Comparing effectiveness with other cause areas
As it is difficult to evaluate the benefit of outreach to social returns, I compare the benefit of investing in this cause area compared to existing EA community development projects funded by OP or cause area that OP is interested in, assuming that these fundings already satisfy the 1000x social returns requirement from OP.
Comparing with cause area advocacy for US foreign aid[18]: both cause areas consider moving money from the general population to a better cause. While the group of people targeted in advocacy for foreign aid is smaller, they are a lot higher profile and therefore require people with high influence, hence likely to add up to the talent constrain that EA movement currently has.
Comparing with past grants from OP to debating competition: There were 2 grants from OP to debate community – the community that share a lot of similarity with EA ideas but does not fully align with EA. The grants to the community can work in a similar way to investing in this cause area as they help to spread EA idea to a general community with many different viewpoints.

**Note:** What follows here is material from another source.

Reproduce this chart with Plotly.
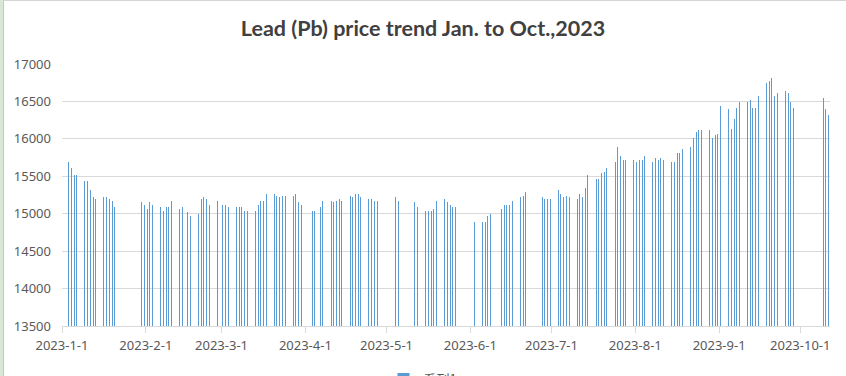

Uncertainties/ Option value
Estimating benefit quantitatively is very difficult due to the current lack of data/research. I hope there will be some small-scale research to see the cost of e.g persuading a person to EA and persuading a person to change their donations to a higher effectiveness organization but not belong to EA movement.
The common argument against dealing with the general public is resources constrain. I agree that because of resource constrain, we should not spend a significant amount of resources to solve this problem, but I still think we should spend some resources because of the current high marginal impact.
In this essay, I list some reasons, which are quite speculative, in support of the topic. If it seems to be too uncertain to invest in this cause area, there is still a huge option value: it can still be beneficial to spend some resources to research or test out the idea. We may lose a bit of money if it fails, but gain a lot if the idea works and we can invest more money in the cause.